● **Exercise instructions**
Reproduce the records below in full and exactly, without their images.
********
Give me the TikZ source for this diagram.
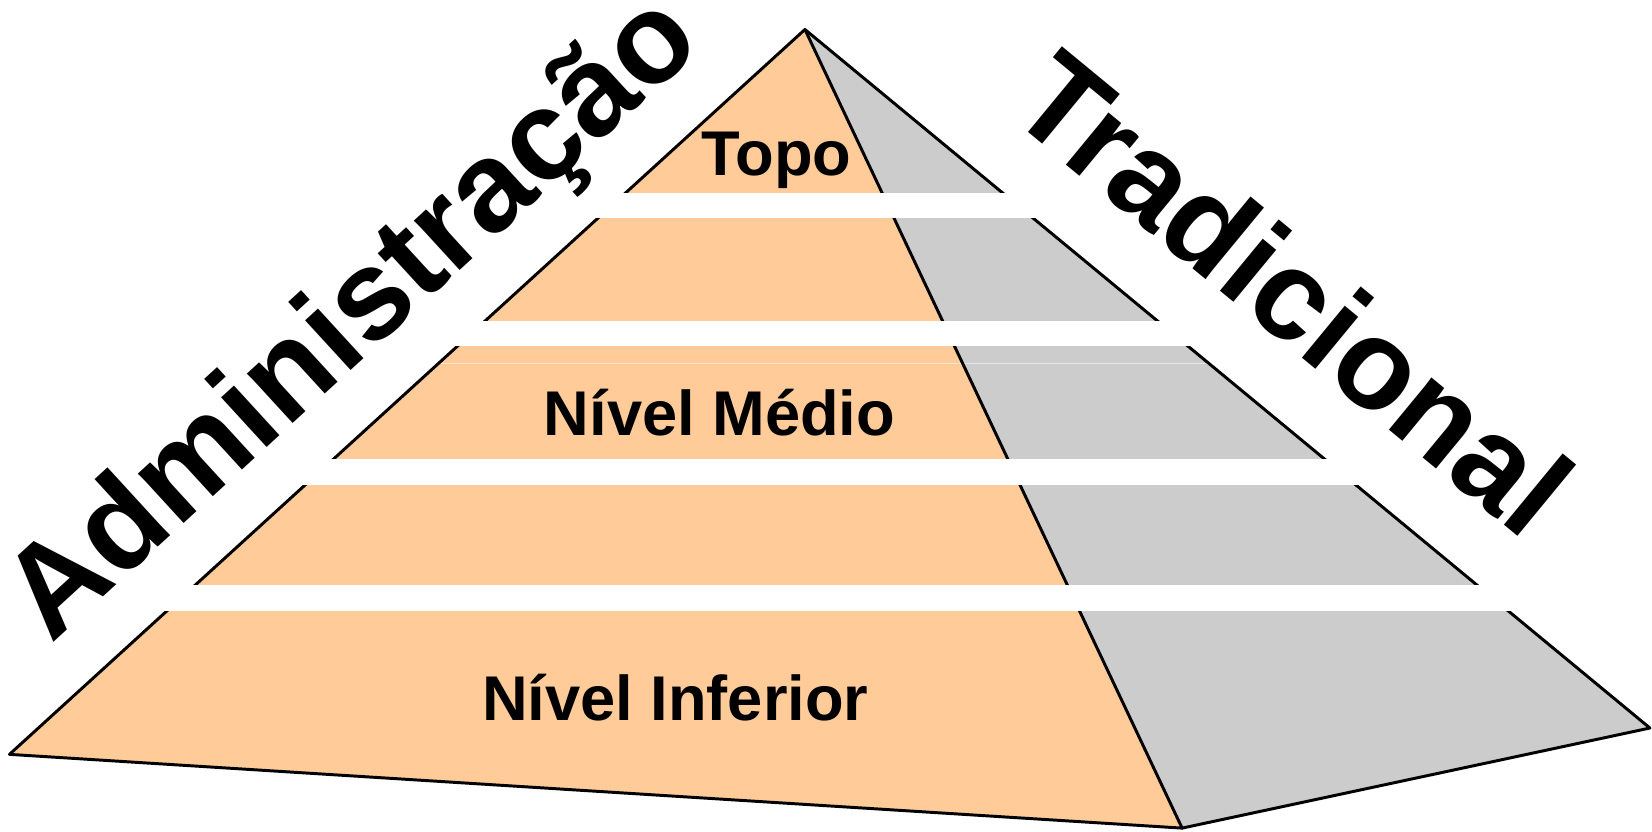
\documentclass[tikz,border=0pt]{standalone}
\usepackage{fontspec}
\setmainfont{Liberation Sans}
\definecolor{faceL}{HTML}{FFCC99}
\definecolor{faceR}{HTML}{CCCCCC}
\begin{document}
\begin{tikzpicture}[x=1pt,y=-1pt,
  edge/.style={line width=2.8pt,line join=round,line cap=round},
  gap/.style={fill=white},
  lvl/.style={inner sep=0pt,anchor=base,font=\bfseries\fontsize{60}{60}\selectfont},
  big/.style={inner sep=0pt,anchor=base west,font=\bfseries\fontsize{121}{121}\selectfont}]
\useasboundingbox (0,0) rectangle (1568,789);
\coordinate (A) at (764,28);
\coordinate (L) at (9,716);
\coordinate (F) at (1122,786);
\coordinate (R) at (1566,691);
% faces
\fill[faceL] (A) -- (L) -- (F) -- cycle;
\fill[faceR] (A) -- (F) -- (R) -- cycle;
% faint seam in the middle band
\begin{scope}
\clip (A) -- (L) -- (F) -- (R) -- cycle;
\draw[white,opacity=0.5,line width=0.7pt] (0,345) -- (1568,345);
\end{scope}
% edges
\draw[edge] (A) -- (L) -- (F) -- (R) -- cycle;
\draw[edge] (A) -- (F);
% gaps between levels
\fill[gap] (0,183) rectangle (1568,207);
\fill[gap] (0,305) rectangle (1568,328);
\fill[gap] (0,436) rectangle (1568,460);
\fill[gap] (0,555) rectangle (1568,580);
% level labels
\node[lvl] (topo) at (737,167) {Topo};
\node[lvl] (medio) at (683,413.5) {Nível Médio};
\node[lvl] (inferior) at (641,684) {Nível Inferior};
% side titles
\node[big,rotate=42.5] (adm) at (49,612) {Administração};
\node[big,rotate=-39.5] (trad) at (954,108) {Tradicional};
\end{tikzpicture}
\end{document}
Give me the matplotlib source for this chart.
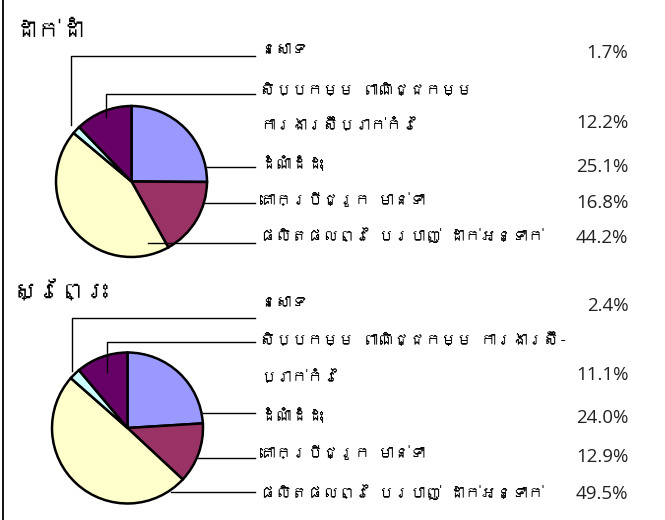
import matplotlib
matplotlib.use("Agg")
import matplotlib.pyplot as plt
import numpy as np
from matplotlib import font_manager as fm
from matplotlib.ft2font import FT2Font

# ---------------- data ----------------
panel_titles = ["ដាក់ដាំ", "ស្រែព្រះ"]
categories_top = [
    "នេសាទ",
    "សិប្បកម្ម ពាណិជ្ជកម្ម\nការងារស៊ីប្រាក់កំរៃ",
    "ដំណាំដំដុះ",
    "គោក្របីជ្រូក មាន់ទា",
    "ផលិតផលព្រៃ បរបាញ់ ដាក់អន្ទាក់",
]
categories_bottom = [
    "នេសាទ",
    "សិប្បកម្ម ពាណិជ្ជកម្ម ការងារស៊ី-\nប្រាក់កំរៃ",
    "ដំណាំដំដុះ",
    "គោក្របីជ្រូក មាន់ទា",
    "ផលិតផលព្រៃ បរបាញ់ ដាក់អន្ទាក់",
]
values_top = [1.7, 12.2, 25.1, 16.8, 44.2]
values_bottom = [2.4, 11.1, 24.0, 12.9, 49.5]
colors = ["#CCFFFF", "#660066", "#9999FF", "#993366", "#FFFFCC"]
# order in which slices are drawn clockwise from 12 o'clock (indices into lists above)
pie_order = [2, 3, 4, 0, 1]

# ---------------- fonts ----------------
khmer_family = None
for f in fm.fontManager.ttflist:
    try:
        cm = FT2Font(f.fname).get_charmap()
        if 0x1780 in cm and 0x17D2 in cm:
            khmer_family = f.name
            break
    except Exception:
        pass
kh_fonts = ([khmer_family] if khmer_family else []) + ["DejaVu Sans"]
num_font = ["Open Sans", "DejaVu Sans"]

W, H = 665, 520
fig = plt.figure(figsize=(W / 100, H / 100), dpi=100)
fig.patch.set_facecolor("white")
ov = fig.add_axes([0, 0, 1, 1])
ov.set_xlim(0, W)
ov.set_ylim(H, 0)
ov.axis("off")
ov.set_zorder(5)
ov.patch.set_alpha(0)

# left border
ov.plot([3, 3], [0, H], color="black", lw=1.3, solid_capstyle="butt")

# ---------------- layout ----------------
panels = [
    dict(title_y=31, cx=131.5, cy=181.5, r=77,
         label_ys=[[50], [90, 125], [163], [200], [235]],
         value_ys=[53, 123, 167, 203, 238],
         line_ys=[56, 93.5, 166.5, 203, 243],
         anchors=[("mid", 1.08), ("mid", 0.90), ("edge",), ("edge",), ("x", 16.5)]),
    dict(title_y=291, cx=127.5, cy=428, r=77,
         label_ys=[[303], [340, 377], [415], [453], [492]],
         value_ys=[306, 375, 418, 457, 494],
         line_ys=[317.5, 341.7, 412.5, 458.3, 491.7],
         anchors=[("mid", 1.03), ("mid", 0.77), ("edge",), ("edge",), ("edge",)]),
]
all_values = [values_top, values_bottom]
all_cats = [categories_top, categories_bottom]

label_x = 260
value_x = 628.5
line_end_x = 255

for p, vals, cats, title in zip(panels, all_values, all_cats, panel_titles):
    cx, cy, r = p["cx"], p["cy"], p["r"]
    ax = fig.add_axes([(cx - r) / W, (H - cy - r) / H, 2 * r / W, 2 * r / H])
    pv = [vals[i] for i in pie_order]
    pc = [colors[i] for i in pie_order]
    ax.pie(pv, colors=pc, startangle=90, counterclock=False,
           wedgeprops=dict(edgecolor="black", linewidth=1.8))
    ax.set_xlim(-1.02, 1.02)
    ax.set_ylim(-1.02, 1.02)
    ax.set_aspect("auto")
    ax.axis("off")

    total = sum(pv)
    cum = 0.0
    mids = {}
    for i, v in zip(pie_order, pv):
        mids[i] = (cum + v / 2) / total * 360.0
        cum += v

    ov.text(14, p["title_y"], title, fontsize=17, fontweight="bold",
            family=kh_fonts, va="center", ha="left", color="black")

    for k in range(len(vals)):
        ly = p["line_ys"][k]
        spec = p["anchors"][k]
        if spec[0] == "mid":
            th = np.radians(mids[k])
            ax_ = cx + spec[1] * r * np.sin(th)
            ay_ = cy - spec[1] * r * np.cos(th)
            ov.plot([ax_, ax_, line_end_x], [ay_, ly, ly], color="black", lw=1.0)
        elif spec[0] == "edge":
            dy = ly - cy
            ax_ = cx + np.sqrt(max(r * r - dy * dy, 0))
            ov.plot([ax_, line_end_x], [ly, ly], color="black", lw=1.0)
        else:
            ov.plot([cx + spec[1], line_end_x], [ly, ly], color="black", lw=1.0)

        for line, y in zip(cats[k].split("\n"), p["label_ys"][k]):
            ov.text(label_x, y, line, fontsize=11.3, family=kh_fonts,
                    va="center", ha="left", color="black")
        ov.text(value_x, p["value_ys"][k], f"{vals[k]:.1f}%", fontsize=13.5,
                family=num_font, va="center", ha="right", color="#222222")

fig.savefig("out.png", dpi=100, facecolor="white")
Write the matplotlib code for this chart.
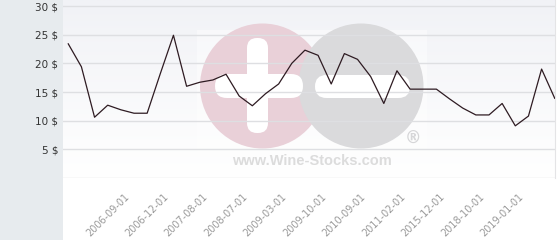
********
● **Answer to the task**
Give me the TikZ source for this diagram.
\documentclass[tikz,border=0pt]{standalone}
\usepackage{fontspec}
\setmainfont{Liberation Sans}
\definecolor{faceL}{HTML}{FFCC99}
\definecolor{faceR}{HTML}{CCCCCC}
\begin{document}
\begin{tikzpicture}[x=1pt,y=-1pt,
  edge/.style={line width=2.8pt,line join=round,line cap=round},
  gap/.style={fill=white},
  lvl/.style={inner sep=0pt,anchor=base,font=\bfseries\fontsize{60}{60}\selectfont},
  big/.style={inner sep=0pt,anchor=base west,font=\bfseries\fontsize{121}{121}\selectfont}]
\useasboundingbox (0,0) rectangle (1568,789);
\coordinate (A) at (764,28);
\coordinate (L) at (9,716);
\coordinate (F) at (1122,786);
\coordinate (R) at (1566,691);
% faces
\fill[faceL] (A) -- (L) -- (F) -- cycle;
\fill[faceR] (A) -- (F) -- (R) -- cycle;
% faint seam in the middle band
\begin{scope}
\clip (A) -- (L) -- (F) -- (R) -- cycle;
\draw[white,opacity=0.5,line width=0.7pt] (0,345) -- (1568,345);
\end{scope}
% edges
\draw[edge] (A) -- (L) -- (F) -- (R) -- cycle;
\draw[edge] (A) -- (F);
% gaps between levels
\fill[gap] (0,183) rectangle (1568,207);
\fill[gap] (0,305) rectangle (1568,328);
\fill[gap] (0,436) rectangle (1568,460);
\fill[gap] (0,555) rectangle (1568,580);
% level labels
\node[lvl] (topo) at (737,167) {Topo};
\node[lvl] (medio) at (683,413.5) {Nível Médio};
\node[lvl] (inferior) at (641,684) {Nível Inferior};
% side titles
\node[big,rotate=42.5] (adm) at (49,612) {Administração};
\node[big,rotate=-39.5] (trad) at (954,108) {Tradicional};
\end{tikzpicture}
\end{document}
Give me the matplotlib source for this chart.
import matplotlib
matplotlib.use("Agg")
import matplotlib.pyplot as plt
import numpy as np
from matplotlib import font_manager as fm
from matplotlib.ft2font import FT2Font

# ---------------- data ----------------
panel_titles = ["ដាក់ដាំ", "ស្រែព្រះ"]
categories_top = [
    "នេសាទ",
    "សិប្បកម្ម ពាណិជ្ជកម្ម\nការងារស៊ីប្រាក់កំរៃ",
    "ដំណាំដំដុះ",
    "គោក្របីជ្រូក មាន់ទា",
    "ផលិតផលព្រៃ បរបាញ់ ដាក់អន្ទាក់",
]
categories_bottom = [
    "នេសាទ",
    "សិប្បកម្ម ពាណិជ្ជកម្ម ការងារស៊ី-\nប្រាក់កំរៃ",
    "ដំណាំដំដុះ",
    "គោក្របីជ្រូក មាន់ទា",
    "ផលិតផលព្រៃ បរបាញ់ ដាក់អន្ទាក់",
]
values_top = [1.7, 12.2, 25.1, 16.8, 44.2]
values_bottom = [2.4, 11.1, 24.0, 12.9, 49.5]
colors = ["#CCFFFF", "#660066", "#9999FF", "#993366", "#FFFFCC"]
# order in which slices are drawn clockwise from 12 o'clock (indices into lists above)
pie_order = [2, 3, 4, 0, 1]

# ---------------- fonts ----------------
khmer_family = None
for f in fm.fontManager.ttflist:
    try:
        cm = FT2Font(f.fname).get_charmap()
        if 0x1780 in cm and 0x17D2 in cm:
            khmer_family = f.name
            break
    except Exception:
        pass
kh_fonts = ([khmer_family] if khmer_family else []) + ["DejaVu Sans"]
num_font = ["Open Sans", "DejaVu Sans"]

W, H = 665, 520
fig = plt.figure(figsize=(W / 100, H / 100), dpi=100)
fig.patch.set_facecolor("white")
ov = fig.add_axes([0, 0, 1, 1])
ov.set_xlim(0, W)
ov.set_ylim(H, 0)
ov.axis("off")
ov.set_zorder(5)
ov.patch.set_alpha(0)

# left border
ov.plot([3, 3], [0, H], color="black", lw=1.3, solid_capstyle="butt")

# ---------------- layout ----------------
panels = [
    dict(title_y=31, cx=131.5, cy=181.5, r=77,
         label_ys=[[50], [90, 125], [163], [200], [235]],
         value_ys=[53, 123, 167, 203, 238],
         line_ys=[56, 93.5, 166.5, 203, 243],
         anchors=[("mid", 1.08), ("mid", 0.90), ("edge",), ("edge",), ("x", 16.5)]),
    dict(title_y=291, cx=127.5, cy=428, r=77,
         label_ys=[[303], [340, 377], [415], [453], [492]],
         value_ys=[306, 375, 418, 457, 494],
         line_ys=[317.5, 341.7, 412.5, 458.3, 491.7],
         anchors=[("mid", 1.03), ("mid", 0.77), ("edge",), ("edge",), ("edge",)]),
]
all_values = [values_top, values_bottom]
all_cats = [categories_top, categories_bottom]

label_x = 260
value_x = 628.5
line_end_x = 255

for p, vals, cats, title in zip(panels, all_values, all_cats, panel_titles):
    cx, cy, r = p["cx"], p["cy"], p["r"]
    ax = fig.add_axes([(cx - r) / W, (H - cy - r) / H, 2 * r / W, 2 * r / H])
    pv = [vals[i] for i in pie_order]
    pc = [colors[i] for i in pie_order]
    ax.pie(pv, colors=pc, startangle=90, counterclock=False,
           wedgeprops=dict(edgecolor="black", linewidth=1.8))
    ax.set_xlim(-1.02, 1.02)
    ax.set_ylim(-1.02, 1.02)
    ax.set_aspect("auto")
    ax.axis("off")

    total = sum(pv)
    cum = 0.0
    mids = {}
    for i, v in zip(pie_order, pv):
        mids[i] = (cum + v / 2) / total * 360.0
        cum += v

    ov.text(14, p["title_y"], title, fontsize=17, fontweight="bold",
            family=kh_fonts, va="center", ha="left", color="black")

    for k in range(len(vals)):
        ly = p["line_ys"][k]
        spec = p["anchors"][k]
        if spec[0] == "mid":
            th = np.radians(mids[k])
            ax_ = cx + spec[1] * r * np.sin(th)
            ay_ = cy - spec[1] * r * np.cos(th)
            ov.plot([ax_, ax_, line_end_x], [ay_, ly, ly], color="black", lw=1.0)
        elif spec[0] == "edge":
            dy = ly - cy
            ax_ = cx + np.sqrt(max(r * r - dy * dy, 0))
            ov.plot([ax_, line_end_x], [ly, ly], color="black", lw=1.0)
        else:
            ov.plot([cx + spec[1], line_end_x], [ly, ly], color="black", lw=1.0)

        for line, y in zip(cats[k].split("\n"), p["label_ys"][k]):
            ov.text(label_x, y, line, fontsize=11.3, family=kh_fonts,
                    va="center", ha="left", color="black")
        ov.text(value_x, p["value_ys"][k], f"{vals[k]:.1f}%", fontsize=13.5,
                family=num_font, va="center", ha="right", color="#222222")

fig.savefig("out.png", dpi=100, facecolor="white")
Write the matplotlib code for this chart.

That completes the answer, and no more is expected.